We have measured the H and He intensities at 0.5-1.0 MeV/nucleon for the duration of the Ulysses mission using the HISCALE composition particle telescope. Throughout the in-ecliptic part of this period, the intensities are dominated by transient events. During the passage through the southern heliosphere above the streamer belt the intensities are modulated by the 26-day recurrent CIRs. Because the H/He ratio, Γ, gradually falls during the CIR-associated events, there is a 26-day modulation in the ratio. Nevertheless, when the ratio is viewed over the entire mission, the following overall trends are apparent: (1) Both the ambient H and He intensities decline from the beginning of the mission until mid-1994; (2) From mid-1994 to the equatorial crossing the ambient H intensity rises while the ambient He intensity exhibits no long-term trend; (3) Γ changes from ~20 at 5 deg. S to ~5 over the south pole; (4) During the pole-pole transit, Γ has a maximum around the equator. Γ declines by ~9% AU during the in-ecliptic transit to Jupiter (assuming radial rather than temporal effects dominate). Γ then declines until Ulysses reaches 2.9 AU in June 1994 (S 69 deg.), after which it increases until the equatorial pass.
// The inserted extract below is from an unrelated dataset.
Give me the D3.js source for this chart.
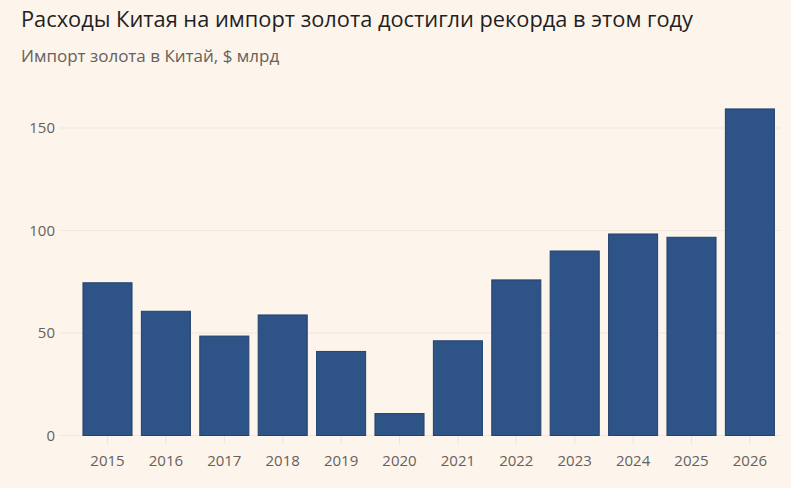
<!DOCTYPE html>
<html><head><meta charset="utf-8">
<script src="https://cdn.jsdelivr.net/npm/d3@7"></script>
<style>
html,body{margin:0;padding:0;background:#fdf4eb;}
svg{display:block;font-family:"Open Sans","Noto Sans",sans-serif;}
</style></head>
<body><svg id="c" width="791" height="488"></svg>
<script>
const years = ["2015","2016","2017","2018","2019","2020","2021","2022","2023","2024","2025","2026"];
const values = [74.5, 60.6, 48.5, 58.8, 41, 10.7, 46.2, 75.9, 90, 98.3, 96.7, 159.3];
const yTicks = [0, 50, 100, 150];
const title = "Расходы Китая на импорт золота достигли рекорда в этом году";
const subtitle = "Импорт золота в Китай, $ млрд";

const svg = d3.select("#c");
svg.append("rect").attr("width",791).attr("height",488).attr("fill","#fdf4eb");

svg.append("text").attr("x",21).attr("y",27).attr("font-size",21.8).attr("fill","#1f1f1f").text(title);
svg.append("text").attr("x",21).attr("y",62).attr("font-size",17).attr("fill","#66615c").text(subtitle);

const x = d3.scaleBand().domain(years).range([78.3,779.1]).paddingInner(0.16).paddingOuter(0.08);
const y = d3.scaleLinear().domain([0,150]).range([435.5,128]);

// gridlines
svg.append("g").selectAll("line").data(yTicks).join("line")
  .attr("x1",60).attr("x2",780).attr("y1",d=>y(d)).attr("y2",d=>y(d))
  .attr("stroke","#f2e7dc").attr("stroke-width",1);

// y labels
svg.append("g").selectAll("text").data(yTicks).join("text")
  .attr("x",55).attr("y",d=>y(d)).attr("dy","0.35em").attr("text-anchor","end")
  .attr("font-size",15).attr("fill","#66615c").text(d=>d);

// x axis
const xAxis = svg.append("g").attr("transform",`translate(0,${y(0)})`)
  .call(d3.axisBottom(x).tickSize(8).tickPadding(12).tickSizeOuter(0));
xAxis.select(".domain").remove();
xAxis.selectAll(".tick line").attr("stroke","#efe3d7");
xAxis.selectAll(".tick text").attr("font-size",15).attr("fill","#66615c").attr("font-family","\"Open Sans\",sans-serif");

// bars
svg.append("g").selectAll("rect").data(years).join("rect")
  .attr("x",d=>x(d)).attr("width",x.bandwidth())
  .attr("y",(d,i)=>y(values[i])).attr("height",(d,i)=>y(0)-y(values[i]))
  .attr("fill","#2e5386").attr("stroke","#23416d").attr("stroke-width",1);
</script></body></html>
Since the lowest values are seen when Ulysses experienced the last ion increase associated with the southern hemisphere CIRs, this suggests that the dominant effect is latitudinal. The data are consistent with a source of energetic He ions at high latitudes, and to a lesser extent at large radial distances, which is not present for protons. This source could be interstellar pick-up He+ ions, as suggested by Gloeckler et al., JGR 99, 17638 (1994) at low energies and Simnett et al., GRL (in press) at MeV energies.